Allerdings muss die internationale Gemeinschaft die neue Regierung Serbiens aktiv unterstützen. Die überraschend erfolgte Festnahme war ein mutiger Schritt nach vorne. Bei allem Lob darf man aber nicht vergessen, dass bis zum Ziel noch zwei wichtige Schritte fehlen. Denn nur so kann das dunkle Kapitel der neueren serbischen Geschichte aufgearbeitet werden. Und das ist nicht nur für Serbien wichtig.

Endlich Gerechtigkeit?

Im benachbarten Bosnien-Herzegowina warten die Familienmitglieder der Opfer von Karadzics Schergen seit fast 13 Jahren auf Gerechtigkeit. Den Müttern von Srebrenica wird Karadzics Festnahme ihre Söhne und Ehemänner nicht zurückbringen. Aber die Gewissheit, dass die Gerechtigkeit nach langer Zeit doch gesiegt hat, wird ihnen sicher helfen, ihr Leid leichter zu ertragen. Auf dem Balkan kursierten nämlich seit Jahren Gerüchte, es gebe einen Deal mit Karadzic: Für einen Rückzug aus der Politik würde ihm Freiheit garantiert. Mit der Festnahme hat man nun den bosnischen Opfern das verloren gegangene Vertrauen in die so genannte internationale Gemeinschaft ansatzweise zurückgegeben, obwohl viele diesen Deal noch immer für möglich halten.
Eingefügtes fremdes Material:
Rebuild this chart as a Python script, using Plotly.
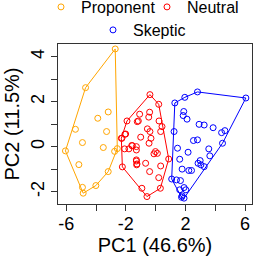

Nun könnte aber der aus Montenegro stammende Psychiater mit unangenehmen Wahrheiten einige internationale Protagonisten der letzten Balkantragödie in eine erhebliche Erklärungsnot bringen. Dies wird aber helfen, die letzten Balkankriege aufzuarbeiten, auch wenn nicht alle damit glücklich sein werden.